Work began on 836,000 houses at an annualized rate last month, the least since August 2012 and down 9.9 percent from a revised 928,000 pace in May, figures from the Commerce Department showed in Washington. The reading was weaker than projected by any economist in a Bloomberg survey, and permits for future projects also declined.
The Fed’s Beige Book business survey said the U.S. economy maintained a “modest to moderate pace” of growth in recent weeks, bolstered by industries from housing to manufacturing.
Bernanke said July 10 the U.S. needs “highly accommodative monetary policy for the foreseeable future,” after last month saying the central bank may begin to slow its $85 billion in monthly bond purchases this year and end it mid-2014. The minutes of the Fed’s last policy meeting showed participants divided over the future course of purchases. The policy-setting Federal Open Market Committee next meets July 30-31.

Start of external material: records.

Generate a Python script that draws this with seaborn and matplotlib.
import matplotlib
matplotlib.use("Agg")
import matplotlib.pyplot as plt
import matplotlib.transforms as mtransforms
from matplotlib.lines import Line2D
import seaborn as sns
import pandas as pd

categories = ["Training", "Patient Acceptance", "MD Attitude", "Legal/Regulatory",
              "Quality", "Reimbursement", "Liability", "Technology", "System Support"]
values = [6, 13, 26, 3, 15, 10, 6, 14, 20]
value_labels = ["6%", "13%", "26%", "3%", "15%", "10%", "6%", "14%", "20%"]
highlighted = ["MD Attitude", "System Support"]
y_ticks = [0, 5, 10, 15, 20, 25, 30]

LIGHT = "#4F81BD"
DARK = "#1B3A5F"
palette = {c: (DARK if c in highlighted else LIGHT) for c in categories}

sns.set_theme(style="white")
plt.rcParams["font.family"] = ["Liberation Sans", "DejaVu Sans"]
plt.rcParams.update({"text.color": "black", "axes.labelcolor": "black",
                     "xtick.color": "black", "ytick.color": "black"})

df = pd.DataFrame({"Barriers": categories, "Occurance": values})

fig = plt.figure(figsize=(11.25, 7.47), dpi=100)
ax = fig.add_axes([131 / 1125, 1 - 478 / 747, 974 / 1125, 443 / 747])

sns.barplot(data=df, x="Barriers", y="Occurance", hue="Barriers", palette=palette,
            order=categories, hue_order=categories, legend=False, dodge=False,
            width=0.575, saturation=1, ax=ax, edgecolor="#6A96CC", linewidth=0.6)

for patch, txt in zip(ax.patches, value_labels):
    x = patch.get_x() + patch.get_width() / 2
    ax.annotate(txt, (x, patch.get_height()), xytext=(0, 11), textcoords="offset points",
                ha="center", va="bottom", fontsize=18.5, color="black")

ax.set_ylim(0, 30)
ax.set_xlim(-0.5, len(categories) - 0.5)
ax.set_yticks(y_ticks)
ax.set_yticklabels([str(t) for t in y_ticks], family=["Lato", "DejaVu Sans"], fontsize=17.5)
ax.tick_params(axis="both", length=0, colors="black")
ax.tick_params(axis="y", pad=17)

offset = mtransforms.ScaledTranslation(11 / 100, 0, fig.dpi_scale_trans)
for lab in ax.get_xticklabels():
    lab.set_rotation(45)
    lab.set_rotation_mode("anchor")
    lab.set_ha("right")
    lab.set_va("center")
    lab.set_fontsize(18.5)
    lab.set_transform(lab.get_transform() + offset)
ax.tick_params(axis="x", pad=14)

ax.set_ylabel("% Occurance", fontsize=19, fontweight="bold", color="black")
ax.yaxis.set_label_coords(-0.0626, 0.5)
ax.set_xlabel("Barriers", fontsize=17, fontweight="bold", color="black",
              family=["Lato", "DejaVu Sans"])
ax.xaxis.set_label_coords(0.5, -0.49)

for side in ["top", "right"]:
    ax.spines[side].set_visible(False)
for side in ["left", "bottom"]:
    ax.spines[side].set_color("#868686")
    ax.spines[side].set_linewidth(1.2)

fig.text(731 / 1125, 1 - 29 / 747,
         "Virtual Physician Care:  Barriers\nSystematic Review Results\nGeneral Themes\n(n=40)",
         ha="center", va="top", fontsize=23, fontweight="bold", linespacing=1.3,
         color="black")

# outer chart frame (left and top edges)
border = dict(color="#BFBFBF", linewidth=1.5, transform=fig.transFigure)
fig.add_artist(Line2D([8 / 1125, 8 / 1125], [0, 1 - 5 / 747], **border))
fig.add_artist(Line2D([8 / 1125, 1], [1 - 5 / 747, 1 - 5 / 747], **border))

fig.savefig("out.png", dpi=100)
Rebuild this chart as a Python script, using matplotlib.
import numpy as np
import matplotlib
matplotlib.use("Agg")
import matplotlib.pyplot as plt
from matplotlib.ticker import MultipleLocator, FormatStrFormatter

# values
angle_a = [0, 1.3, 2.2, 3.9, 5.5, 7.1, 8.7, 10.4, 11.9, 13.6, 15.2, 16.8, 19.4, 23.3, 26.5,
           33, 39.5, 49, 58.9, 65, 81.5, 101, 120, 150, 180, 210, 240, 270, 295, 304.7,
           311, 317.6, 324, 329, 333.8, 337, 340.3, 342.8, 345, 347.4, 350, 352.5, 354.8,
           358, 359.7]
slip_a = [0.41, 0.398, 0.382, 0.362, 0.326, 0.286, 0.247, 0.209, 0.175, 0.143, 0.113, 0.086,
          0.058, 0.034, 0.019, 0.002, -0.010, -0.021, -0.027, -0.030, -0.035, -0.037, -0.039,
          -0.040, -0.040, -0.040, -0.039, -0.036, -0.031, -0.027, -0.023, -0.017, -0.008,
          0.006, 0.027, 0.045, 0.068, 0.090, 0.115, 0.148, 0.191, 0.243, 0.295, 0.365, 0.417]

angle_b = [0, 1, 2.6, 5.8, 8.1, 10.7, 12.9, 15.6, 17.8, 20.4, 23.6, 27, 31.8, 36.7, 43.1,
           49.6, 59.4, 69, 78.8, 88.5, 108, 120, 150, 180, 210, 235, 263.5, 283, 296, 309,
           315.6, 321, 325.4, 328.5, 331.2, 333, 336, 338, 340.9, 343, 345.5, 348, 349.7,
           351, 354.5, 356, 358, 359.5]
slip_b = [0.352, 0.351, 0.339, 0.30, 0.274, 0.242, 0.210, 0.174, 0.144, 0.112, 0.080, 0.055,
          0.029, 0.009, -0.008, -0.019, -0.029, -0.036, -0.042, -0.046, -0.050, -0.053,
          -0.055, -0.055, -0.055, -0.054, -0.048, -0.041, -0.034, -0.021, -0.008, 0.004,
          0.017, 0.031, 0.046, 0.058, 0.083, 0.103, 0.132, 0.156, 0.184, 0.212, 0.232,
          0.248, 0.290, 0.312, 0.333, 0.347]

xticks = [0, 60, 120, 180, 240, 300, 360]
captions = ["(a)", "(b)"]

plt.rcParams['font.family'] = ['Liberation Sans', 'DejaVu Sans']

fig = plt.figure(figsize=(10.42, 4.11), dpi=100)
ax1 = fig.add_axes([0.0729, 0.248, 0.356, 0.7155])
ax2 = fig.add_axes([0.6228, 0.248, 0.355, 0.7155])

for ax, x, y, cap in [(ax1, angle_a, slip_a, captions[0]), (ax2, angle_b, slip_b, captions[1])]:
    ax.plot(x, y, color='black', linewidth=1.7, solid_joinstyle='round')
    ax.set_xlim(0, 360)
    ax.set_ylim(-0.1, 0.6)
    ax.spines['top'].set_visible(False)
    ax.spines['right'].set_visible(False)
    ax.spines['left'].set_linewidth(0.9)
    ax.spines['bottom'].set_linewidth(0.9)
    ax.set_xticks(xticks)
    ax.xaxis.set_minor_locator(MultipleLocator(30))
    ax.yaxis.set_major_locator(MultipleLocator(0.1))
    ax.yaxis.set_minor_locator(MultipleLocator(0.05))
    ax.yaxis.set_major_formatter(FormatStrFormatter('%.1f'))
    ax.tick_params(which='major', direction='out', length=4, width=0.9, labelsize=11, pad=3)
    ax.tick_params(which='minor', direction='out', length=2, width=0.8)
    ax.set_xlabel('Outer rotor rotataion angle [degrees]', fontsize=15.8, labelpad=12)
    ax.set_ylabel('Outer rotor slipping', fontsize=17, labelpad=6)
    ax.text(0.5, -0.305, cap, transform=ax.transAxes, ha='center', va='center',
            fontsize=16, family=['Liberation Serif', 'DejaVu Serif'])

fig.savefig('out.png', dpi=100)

The Fed’s asset-buying programs, begun in 2008, have lifted its balance sheet to $3.5 trillion from below $1 trillion five years ago. That has triggered concern that buyers will be hard to replace once the Fed begins to exit.
“The quantitative-easing policy is not on a preset course -- that’s resonating,” said George Goncalves, the head of interest-rate strategy at Nomura Holdings Inc., one of the 21 primary dealers that trade directly with the Fed. “There’s still some optionality about how they are going to do it and to what extent. The more they sound dovish is the more the market is pricing in that it may not be as big.”